By Americans for Tax Reform,

“Thanks for all that unabashed liberal support, Mainstream Media!  Now, here’s a ton of other people’s money.”  Or at least that’s what the Federal Trade Commission’s recently released proposal on the “reinvention of journalism” may as well read.  The FTC’s draft report would toss journalists as much as $35 billion per year, citing the inability for the industry to monetize itself in the wake of advertising and subscriber revenue loss.  So, since you didn’t want to subscribe to newspapers, the government wants to make sure you continue to pay the industry in the following ways:

  • Tax on Consumer Electronics: Aptly dubbed the iPad tax, a 5% tax (presumably on top of your current sales tax rate) would raise $4 billion.
  • Internet Service Provider/Cell Phone Tax: A tax of 3% would raise $6 billion a year – while causing prices to rise and consumers to drop service at the same time.
  • Advertising Taxes: A 2% tax on ads would presumably net between $5 and $6 billion per year, as well an additional $2 billion from changing how businesses could expense it.  Oddly, the report also says that 80% of newspaper revenue comes from ads.  Taxing and discouraging the largest revenue source for papers to help monetize and save the industry is sure to have the complete opposite effect.
  • Tax on Broadcast Spectrum: At a rate of 7%, a tax on the spectrum that carries radio and television would raise between $3 and $6 billion.
  • Spectrum Auction Tax: Tax commercial communication spectrum and toss the money into a “public-media fund.”

And what will all this revenue get the American people?  From the report:

  • Establish a “Journalism” division of AmeriCorps
  • Increase Funding for Corporation for Public Broadcasting
  • Establish a National Fund for Local News
  • Provide a tax credit to news organizations for every journalist they employ
  • Establish Citizenship News Vouchers (you get to choose what non-profit media outlet gets $200 of your tax money, but you don’t get to keep it yourself)
  • Grants to universities to conduct investigative journalism

This is a blatant boondoggle for public media.  Additionally, what the government calls “reinvention” would cement in place old business models and prevent the industry from reinventing itself.  Traditional media is trying to find new ways to monetize and create innovative new business models, yet the FTC’s proposal would remove all incentive for this progress to continue.  The report is so backwards looking that it only mentions the word “blog” once, and only in the context of advertising.

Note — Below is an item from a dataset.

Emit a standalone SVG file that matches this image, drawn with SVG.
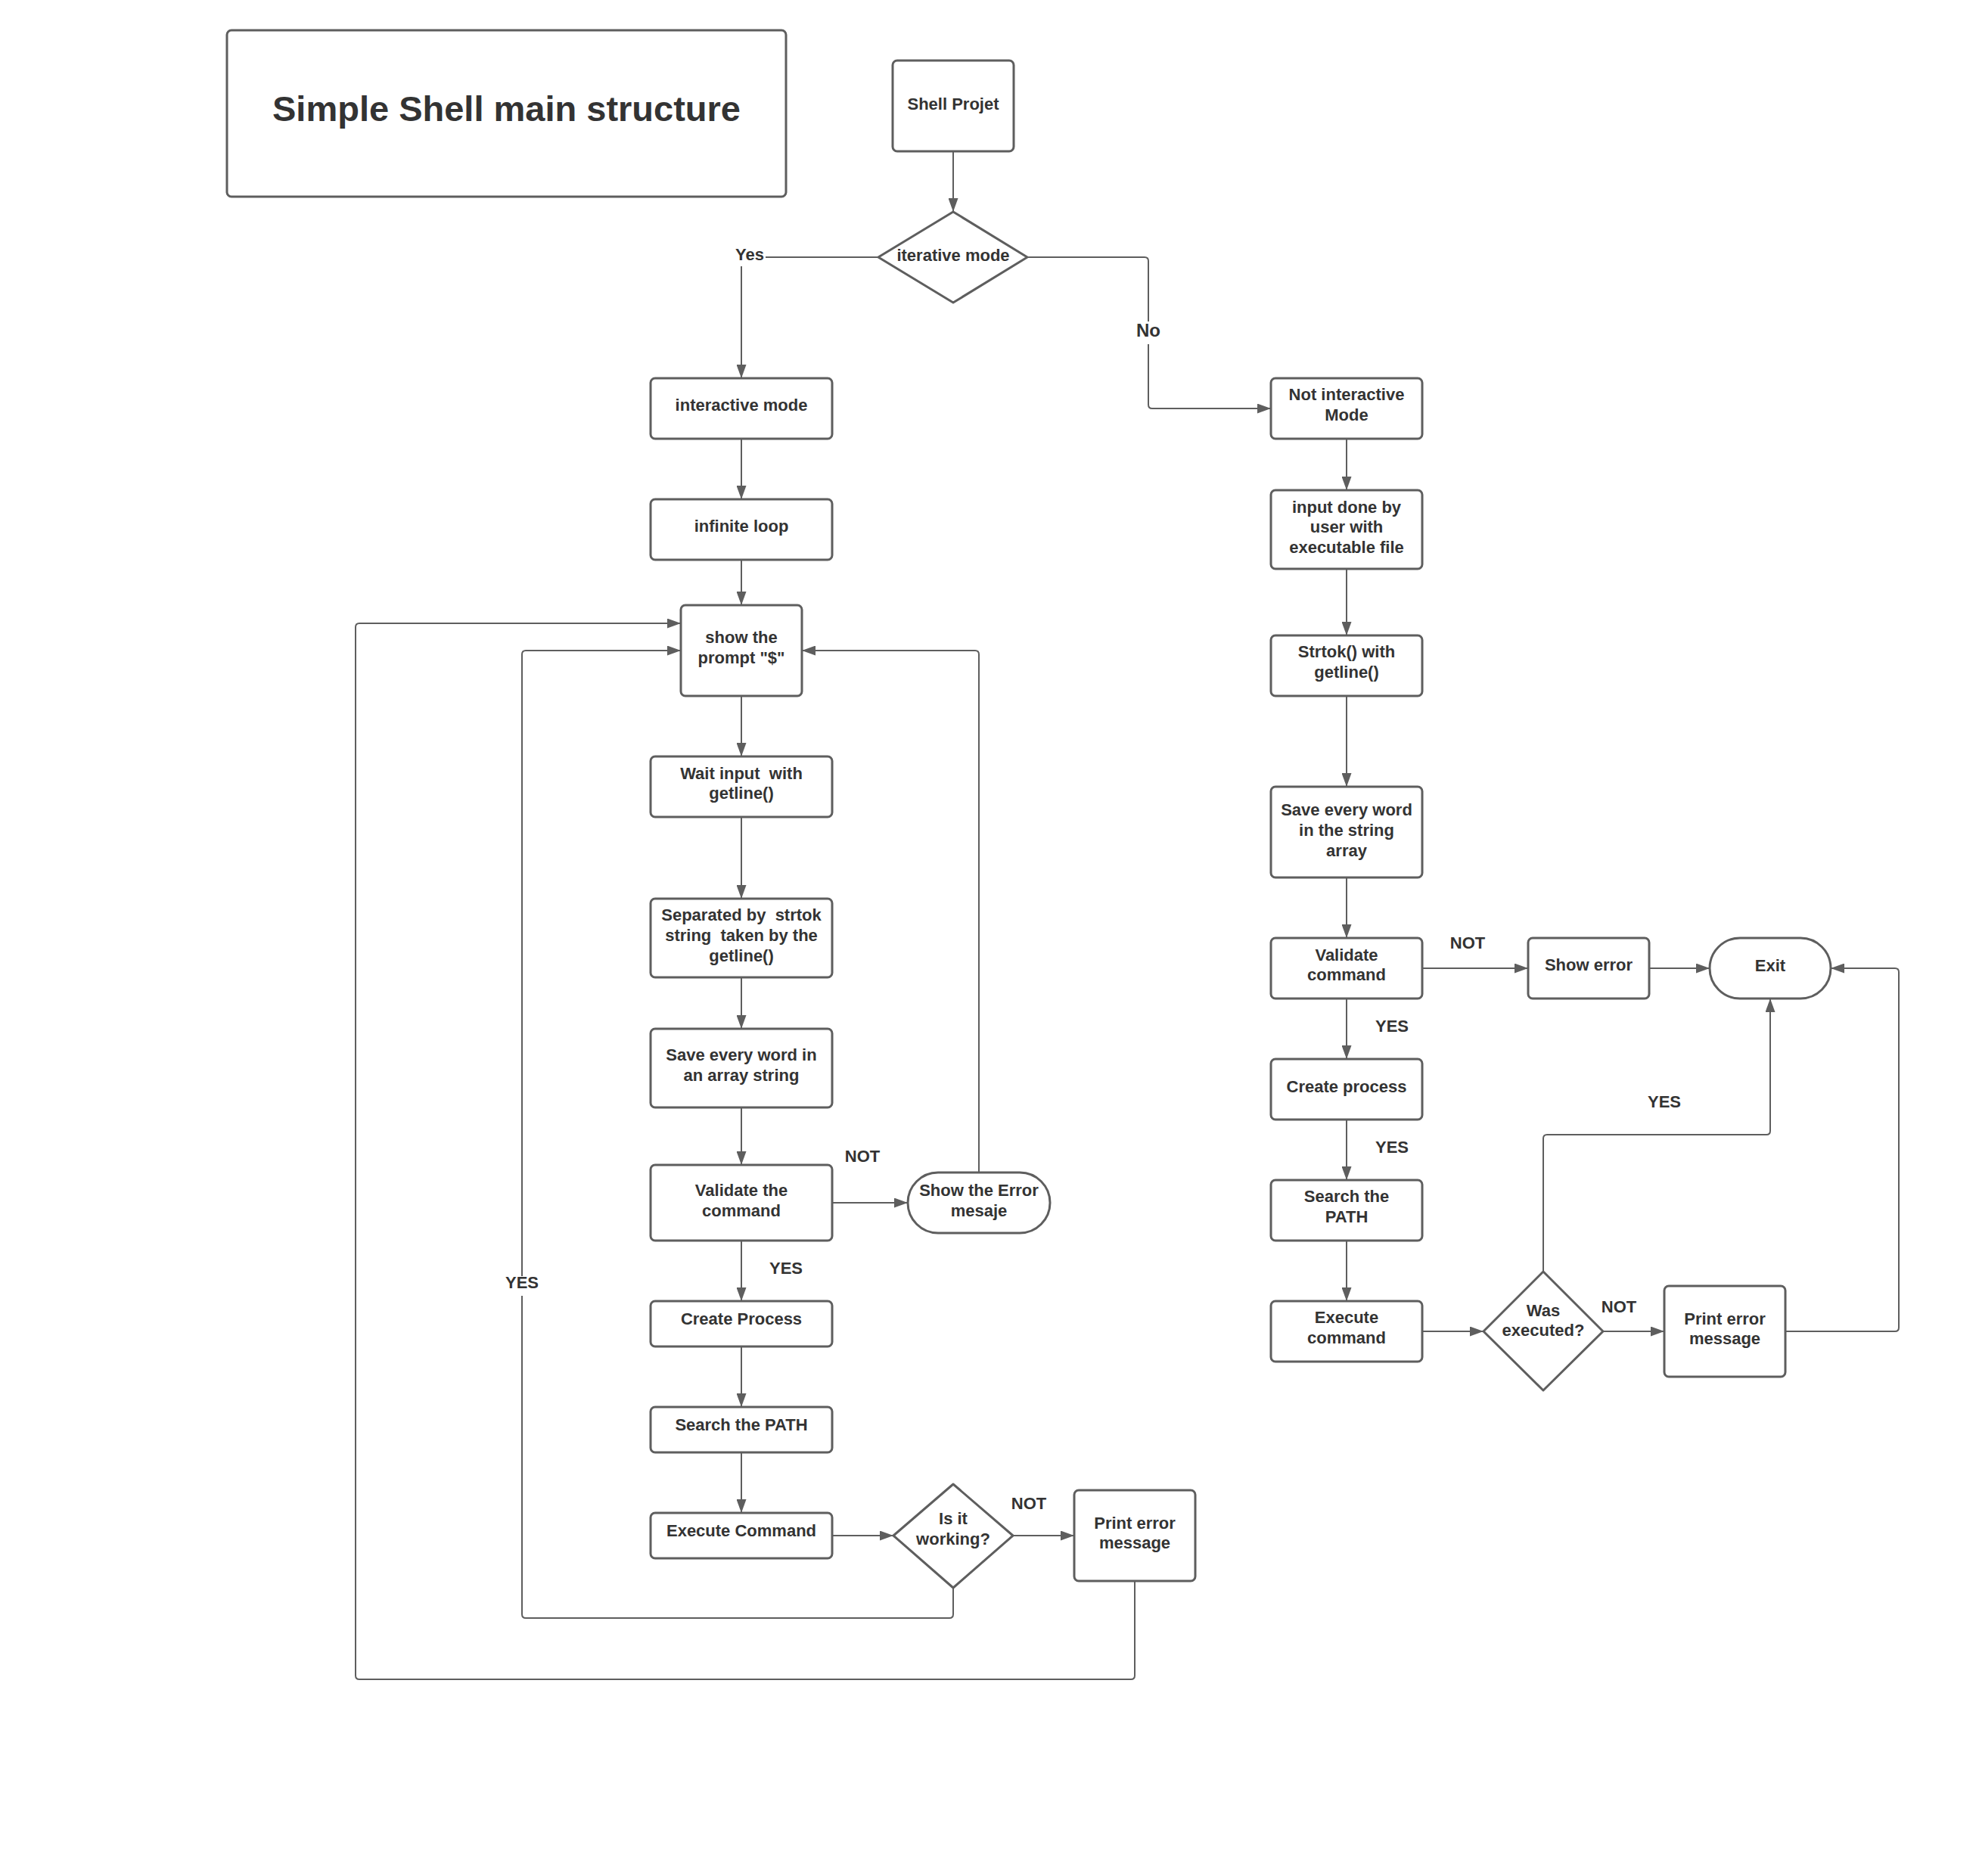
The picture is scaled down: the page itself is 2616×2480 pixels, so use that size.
<svg xmlns="http://www.w3.org/2000/svg" width="2616" height="2480" viewBox="0 0 2616 2480">
<style>
.n{fill:#fff;stroke:#5e5e5e;stroke-width:3;stroke-linejoin:round}
.t{font-family:"Liberation Sans",Arial,sans-serif;font-weight:bold;font-size:22px;fill:#333;text-anchor:middle;transform:translateY(-1.5px)}
.c{fill:none;stroke:#5e5e5e;stroke-width:2}
.a{marker-end:url(#ah)}
.bg{fill:#fff}
</style>
<defs>
<marker id="ah" markerUnits="userSpaceOnUse" markerWidth="18" markerHeight="13" refX="18" refY="6.5" orient="auto">
<path d="M0,0 L18,6.5 L0,13 z" fill="#5e5e5e"/>
</marker>
</defs>
<rect width="2616" height="2480" fill="#fff"/>

<g id="connectors">
<path class="c a" d="M1260,200 V280"/>
<path class="c a" d="M1160,340 H985 Q980,340 980,345 V500"/>
<path class="c a" d="M1358,340 H1513 Q1518,340 1518,345 V535 Q1518,540 1523,540 H1680"/>
<path class="c a" d="M980,580 V660"/>
<path class="c a" d="M980,740 V800"/>
<path class="c a" d="M980,920 V1000"/>
<path class="c a" d="M980,1080 V1188"/>
<path class="c a" d="M980,1292 V1360"/>
<path class="c a" d="M980,1464 V1540"/>
<path class="c a" d="M1100,1590 H1200"/>
<path class="c a" d="M1294,1550 V865 Q1294,860 1289,860 H1060"/>
<path class="c a" d="M980,1640 V1720"/>
<path class="c a" d="M980,1780 V1860"/>
<path class="c a" d="M980,1920 V2000"/>
<path class="c a" d="M1100,2030 H1181"/>
<path class="c a" d="M1339,2030 H1420"/>
<path class="c a" d="M1260,2099 V2134 Q1260,2139 1255,2139 H695 Q690,2139 690,2134 V865 Q690,860 695,860 H900"/>
<path class="c a" d="M1500,2090 V2215 Q1500,2220 1495,2220 H475 Q470,2220 470,2215 V829 Q470,824 475,824 H900"/>
<path class="c a" d="M1780,580 V648"/>
<path class="c a" d="M1780,752 V840"/>
<path class="c a" d="M1780,920 V1040"/>
<path class="c a" d="M1780,1160 V1240"/>
<path class="c a" d="M1880,1280 H2020"/>
<path class="c a" d="M2180,1280 H2260"/>
<path class="c a" d="M1780,1320 V1400"/>
<path class="c a" d="M1780,1480 V1560"/>
<path class="c a" d="M1780,1640 V1720"/>
<path class="c a" d="M1880,1760 H1961"/>
<path class="c a" d="M2119,1760 H2200"/>
<path class="c a" d="M2040,1681 V1505 Q2040,1500 2045,1500 H2335 Q2340,1500 2340,1495 V1320"/>
<path class="c a" d="M2360,1760 H2505 Q2510,1760 2510,1755 V1285 Q2510,1280 2505,1280 H2420"/>
<!-- labels -->
<rect class="bg" x="968" y="326" width="44" height="26"/>
<text class="t" x="991" y="345">Yes</text>
<rect class="bg" x="1500" y="425" width="36" height="30"/>
<text class="t" x="1518" y="446" style="font-size:24px">No</text>
<text class="t" x="1140" y="1537">NOT</text>
<text class="t" x="1039" y="1685">YES</text>
<rect class="bg" x="666" y="1687" width="48" height="26"/>
<text class="t" x="690" y="1704">YES</text>
<text class="t" x="1360" y="1996">NOT</text>
<text class="t" x="1940" y="1255">NOT</text>
<text class="t" x="1840" y="1365">YES</text>
<text class="t" x="1840" y="1525">YES</text>
<text class="t" x="2200" y="1465">YES</text>
<text class="t" x="2140" y="1736">NOT</text>
</g>

<g id="title">
<rect class="n" x="300" y="40" width="739" height="220" rx="6"/>
<text class="t" x="669.5" y="161" style="font-size:47px">Simple Shell main structure</text>
</g>
<g id="shell-projet">
<rect class="n" x="1180" y="80" width="160" height="120" rx="6"/>
<text class="t" x="1260" y="146">Shell Projet</text>
</g>
<g id="iterative-mode">
<polygon class="n" points="1260,280 1358,340 1260,400 1161,340"/>
<text class="t" x="1260" y="346">iterative mode</text>
</g>
<g id="interactive-mode">
<rect class="n" x="860" y="500" width="240" height="80" rx="6"/>
<text class="t" x="980" y="544">interactive mode</text>
</g>
<g id="infinite-loop">
<rect class="n" x="860" y="660" width="240" height="80" rx="6"/>
<text class="t" x="980" y="704">infinite loop</text>
</g>
<g id="show-prompt">
<rect class="n" x="900" y="800" width="160" height="120" rx="6"/>
<text class="t" x="980" y="851">show the</text>
<text class="t" x="980" y="878">prompt "$"</text>
</g>
<g id="wait-input">
<rect class="n" x="860" y="1000" width="240" height="80" rx="6"/>
<text class="t" x="980" y="1031" xml:space="preserve">Wait input  with</text>
<text class="t" x="980" y="1057">getline()</text>
</g>
<g id="separated">
<rect class="n" x="860" y="1188" width="240" height="104" rx="6"/>
<text class="t" x="980" y="1218" xml:space="preserve">Separated by  strtok</text>
<text class="t" x="980" y="1245" xml:space="preserve">string  taken by the</text>
<text class="t" x="980" y="1272">getline()</text>
</g>
<g id="save-word-left">
<rect class="n" x="860" y="1360" width="240" height="104" rx="6"/>
<text class="t" x="980" y="1403">Save every word in</text>
<text class="t" x="980" y="1430">an array string</text>
</g>
<g id="validate-left">
<rect class="n" x="860" y="1540" width="240" height="100" rx="6"/>
<text class="t" x="980" y="1582">Validate the</text>
<text class="t" x="980" y="1609">command</text>
</g>
<g id="show-error-message">
<rect class="n" x="1200" y="1550" width="188" height="80" rx="40"/>
<text class="t" x="1294" y="1582">Show the Error</text>
<text class="t" x="1294" y="1609">mesaje</text>
</g>
<g id="create-process-left">
<rect class="n" x="860" y="1720" width="240" height="60" rx="6"/>
<text class="t" x="980" y="1752">Create Process</text>
</g>
<g id="search-path-left">
<rect class="n" x="860" y="1860" width="240" height="60" rx="6"/>
<text class="t" x="980" y="1892">Search the PATH</text>
</g>
<g id="execute-left">
<rect class="n" x="860" y="2000" width="240" height="60" rx="6"/>
<text class="t" x="980" y="2032">Execute Command</text>
</g>
<g id="is-it-working">
<polygon class="n" points="1260,1962 1339,2030 1260,2099 1181,2030"/>
<text class="t" x="1260" y="2016">Is it</text>
<text class="t" x="1260" y="2043">working?</text>
</g>
<g id="print-error-left">
<rect class="n" x="1420" y="1970" width="160" height="120" rx="6"/>
<text class="t" x="1500" y="2022">Print error</text>
<text class="t" x="1500" y="2048">message</text>
</g>

<g id="not-interactive">
<rect class="n" x="1680" y="500" width="200" height="80" rx="6"/>
<text class="t" x="1780" y="530">Not interactive</text>
<text class="t" x="1780" y="557">Mode</text>
</g>
<g id="input-done">
<rect class="n" x="1680" y="648" width="200" height="104" rx="6"/>
<text class="t" x="1780" y="679">input done by</text>
<text class="t" x="1780" y="705">user with</text>
<text class="t" x="1780" y="732">executable file</text>
</g>
<g id="strtok">
<rect class="n" x="1680" y="840" width="200" height="80" rx="6"/>
<text class="t" x="1780" y="870">Strtok() with</text>
<text class="t" x="1780" y="897">getline()</text>
</g>
<g id="save-word-right">
<rect class="n" x="1680" y="1040" width="200" height="120" rx="6"/>
<text class="t" x="1780" y="1079">Save every word</text>
<text class="t" x="1780" y="1106">in the string</text>
<text class="t" x="1780" y="1133">array</text>
</g>
<g id="validate-right">
<rect class="n" x="1680" y="1240" width="200" height="80" rx="6"/>
<text class="t" x="1780" y="1271">Validate</text>
<text class="t" x="1780" y="1297">command</text>
</g>
<g id="show-error">
<rect class="n" x="2020" y="1240" width="160" height="80" rx="6"/>
<text class="t" x="2100" y="1284">Show error</text>
</g>
<g id="exit">
<rect class="n" x="2260" y="1240" width="160" height="80" rx="40"/>
<text class="t" x="2340" y="1285">Exit</text>
</g>
<g id="create-process-right">
<rect class="n" x="1680" y="1400" width="200" height="80" rx="6"/>
<text class="t" x="1780" y="1445">Create process</text>
</g>
<g id="search-path-right">
<rect class="n" x="1680" y="1560" width="200" height="80" rx="6"/>
<text class="t" x="1780" y="1590">Search the</text>
<text class="t" x="1780" y="1617">PATH</text>
</g>
<g id="execute-right">
<rect class="n" x="1680" y="1720" width="200" height="80" rx="6"/>
<text class="t" x="1780" y="1750">Execute</text>
<text class="t" x="1780" y="1777">command</text>
</g>
<g id="was-executed">
<polygon class="n" points="2040,1681 2119,1760 2040,1838 1961,1760"/>
<text class="t" x="2040" y="1741">Was</text>
<text class="t" x="2040" y="1767">executed?</text>
</g>
<g id="print-error-right">
<rect class="n" x="2200" y="1700" width="160" height="120" rx="6"/>
<text class="t" x="2280" y="1752">Print error</text>
<text class="t" x="2280" y="1778">message</text>
</g>
</svg>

The government has a disgusting habit of turning a fire hose of taxpayer money at every single industry that is undergoing a rough, but necessary transition.  And while no taxpayer bailout is ever warranted, the last industry that should be ever be propped up by the government is the media.  It opens the door for severe First Amendment violations, extreme political bias (journalists will remember who cuts their check), and it shatters the notion of an independent media necessary in a free country.  In short, it leads us ever closer to an American Pravda.